= Brussels International Film Festival (1974–2016) =

Belgian film festival 1974–2016

The Brussels International Film Festival (BRFF), also known as the Brussels European Film Festival or the Brussels Film Festival in its later years, was an annual event showcasing works of European cinema, held at Le Flagey in Brussels, Belgium. It ran from 1974 at various locations until 2003, when it moved to the Flagey Building, and held its last edition in 2016. Its top prize was known as the Golden Iris.

==History==
The first Brussels International Film Festival took place in January 1974, on the initiative of the Chambre Syndicale Belge de la Cinématographie and Dimitri Balachoff. From 1975 the festival was renamed the Festival International du Film de Bruxelles (Brussels International Film Festival) and was acknowledged by the Fédération Internationale des Associations de Producteurs de Films (FIAPF). In 1990 the organisation was taken over by K Com, a communications agency, and from that time it was the only film festival in Belgium supported by both Flemish- and French-speakers. Three years later, a new section was created, dedicated to the cinema of a chosen European country. In 1998, its 25th anniversary, the Festival was hosted by Ireland, and moved locations in ensuing years.

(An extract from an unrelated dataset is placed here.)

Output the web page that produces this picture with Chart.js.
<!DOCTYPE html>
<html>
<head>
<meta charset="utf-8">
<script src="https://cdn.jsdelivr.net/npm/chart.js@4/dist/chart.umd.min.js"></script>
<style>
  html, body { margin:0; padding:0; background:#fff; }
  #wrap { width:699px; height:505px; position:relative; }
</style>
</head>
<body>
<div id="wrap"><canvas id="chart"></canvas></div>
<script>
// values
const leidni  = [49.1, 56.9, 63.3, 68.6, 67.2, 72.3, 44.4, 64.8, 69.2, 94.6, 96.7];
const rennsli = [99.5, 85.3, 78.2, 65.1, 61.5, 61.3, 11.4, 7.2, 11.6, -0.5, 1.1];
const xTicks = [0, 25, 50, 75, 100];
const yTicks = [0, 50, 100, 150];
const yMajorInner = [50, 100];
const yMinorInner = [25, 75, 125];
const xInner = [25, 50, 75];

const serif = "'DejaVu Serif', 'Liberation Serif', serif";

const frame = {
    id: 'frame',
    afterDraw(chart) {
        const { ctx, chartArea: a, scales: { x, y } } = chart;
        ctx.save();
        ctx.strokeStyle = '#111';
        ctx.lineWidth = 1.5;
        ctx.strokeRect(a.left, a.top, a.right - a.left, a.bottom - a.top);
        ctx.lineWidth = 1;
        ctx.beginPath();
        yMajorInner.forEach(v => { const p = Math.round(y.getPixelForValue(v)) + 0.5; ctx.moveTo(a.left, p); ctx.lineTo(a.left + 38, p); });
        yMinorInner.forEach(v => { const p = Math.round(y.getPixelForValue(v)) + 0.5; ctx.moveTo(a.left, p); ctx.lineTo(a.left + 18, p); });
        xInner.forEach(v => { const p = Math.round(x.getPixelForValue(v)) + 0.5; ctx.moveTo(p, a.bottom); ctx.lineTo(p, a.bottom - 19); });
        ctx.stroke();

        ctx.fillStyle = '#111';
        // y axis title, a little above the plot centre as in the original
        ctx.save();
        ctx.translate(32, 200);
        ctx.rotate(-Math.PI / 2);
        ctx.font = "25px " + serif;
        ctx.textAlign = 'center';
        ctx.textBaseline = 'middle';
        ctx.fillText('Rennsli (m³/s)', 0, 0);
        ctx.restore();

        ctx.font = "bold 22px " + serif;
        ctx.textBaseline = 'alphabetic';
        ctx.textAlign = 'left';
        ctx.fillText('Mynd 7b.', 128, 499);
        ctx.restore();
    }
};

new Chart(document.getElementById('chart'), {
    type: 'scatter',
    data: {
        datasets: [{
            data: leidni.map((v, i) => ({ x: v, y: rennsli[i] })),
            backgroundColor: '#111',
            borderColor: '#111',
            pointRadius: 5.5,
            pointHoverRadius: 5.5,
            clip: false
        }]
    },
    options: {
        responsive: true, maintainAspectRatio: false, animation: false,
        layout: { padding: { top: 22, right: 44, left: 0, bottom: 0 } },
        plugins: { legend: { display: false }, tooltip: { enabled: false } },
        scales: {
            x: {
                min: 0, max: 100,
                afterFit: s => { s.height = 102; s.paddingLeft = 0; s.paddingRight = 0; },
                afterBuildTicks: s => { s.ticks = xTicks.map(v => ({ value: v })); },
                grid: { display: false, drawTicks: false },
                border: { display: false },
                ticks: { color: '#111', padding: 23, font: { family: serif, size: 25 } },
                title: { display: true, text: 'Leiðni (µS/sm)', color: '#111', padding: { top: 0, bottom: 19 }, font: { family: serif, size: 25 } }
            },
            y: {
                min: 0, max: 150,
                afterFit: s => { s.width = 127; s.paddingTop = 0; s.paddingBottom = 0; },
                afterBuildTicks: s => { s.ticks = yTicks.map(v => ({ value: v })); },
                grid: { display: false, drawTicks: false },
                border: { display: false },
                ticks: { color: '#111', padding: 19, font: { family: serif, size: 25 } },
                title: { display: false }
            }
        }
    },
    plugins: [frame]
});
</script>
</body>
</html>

In 2002 the festival found itself without a home, owing to the bankruptcy of the Kladaradatsch! Palace, and organisers had to cancel the 29th edition. In 2003 Dominique Janne took the helm and the festival moved to Fagey. It was referred to as the Brussels European Film Festival; IMDb says that the Brussels International Film Festival was succeeded by the Brussels European Film Festival in 2000. It was renamed Brussels Film Festival at some point.

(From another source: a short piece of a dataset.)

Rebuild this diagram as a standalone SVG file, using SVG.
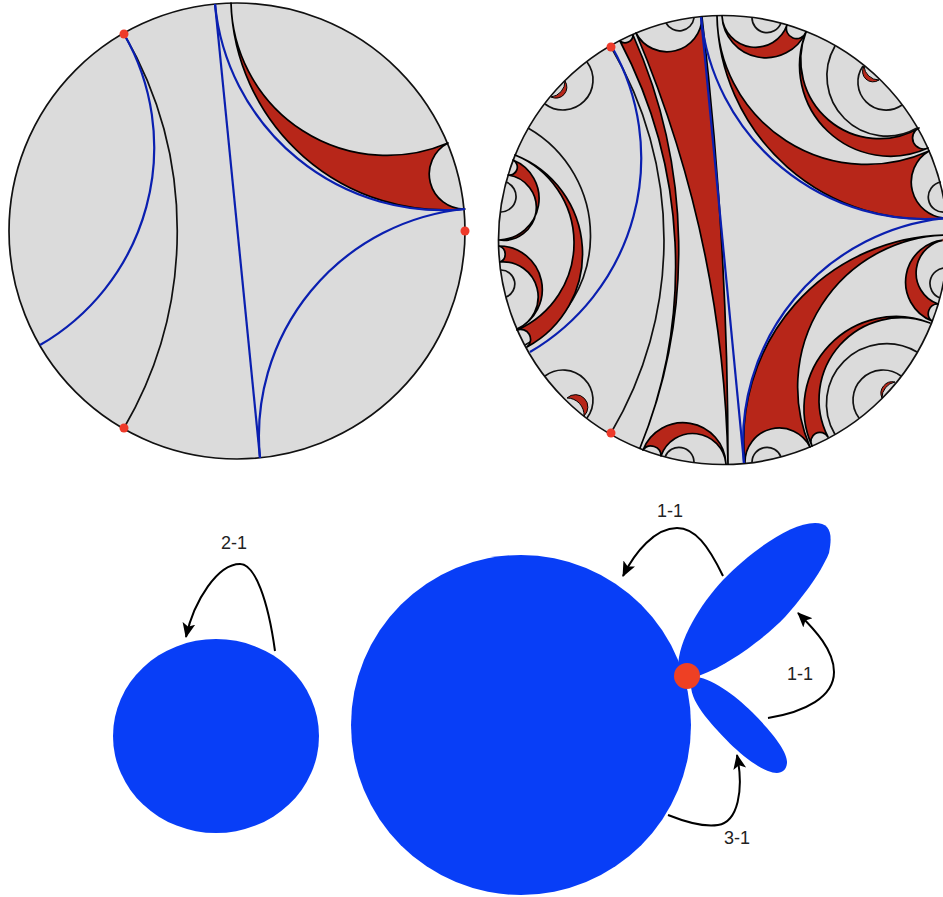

From 2009, the festival was associated Prix LUX, and Ivan Corbisier became director of the event in December of that year, with his first festival in 2010.

In its later years, programming comprised seven sections: Competition, which included European and world premiere feature films; Panorama, "an overview of contemporary European cinema"; Premiers (sic); Open-air, with a screening each night in Place Sainte-Croix (Flagey Square); Short film competition; and a Retrospective, featuring the work of great filmmakers such as Bertrand Tavernier, Peter Greenaway, Alan Parker and Jacques Doillon.

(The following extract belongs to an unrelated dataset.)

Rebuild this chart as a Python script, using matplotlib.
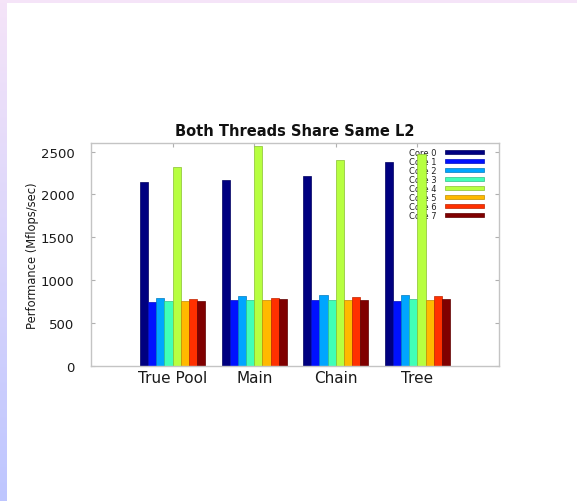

The festival name is abbreviated as BRFF.

===13th edition (2015)===
The 13th Brussels Film Festival was held from 5 to 12 June 2015 and featured French actress Juliette Binoche as its guest of honor. The festival's top prize, the Golden Iris, was awarded to German director Christian Frosch for the film Rough Road Ahead.

===Final edition (2016)===
The last (14th) edition of the Brussels Film Festival appears to have taken place in 2016. The 15th edition (2017) had to be cancelled after subsidies were withdrawn, but director Ivan Corbisier mounted a special series for the public, called 14 days of European cinema.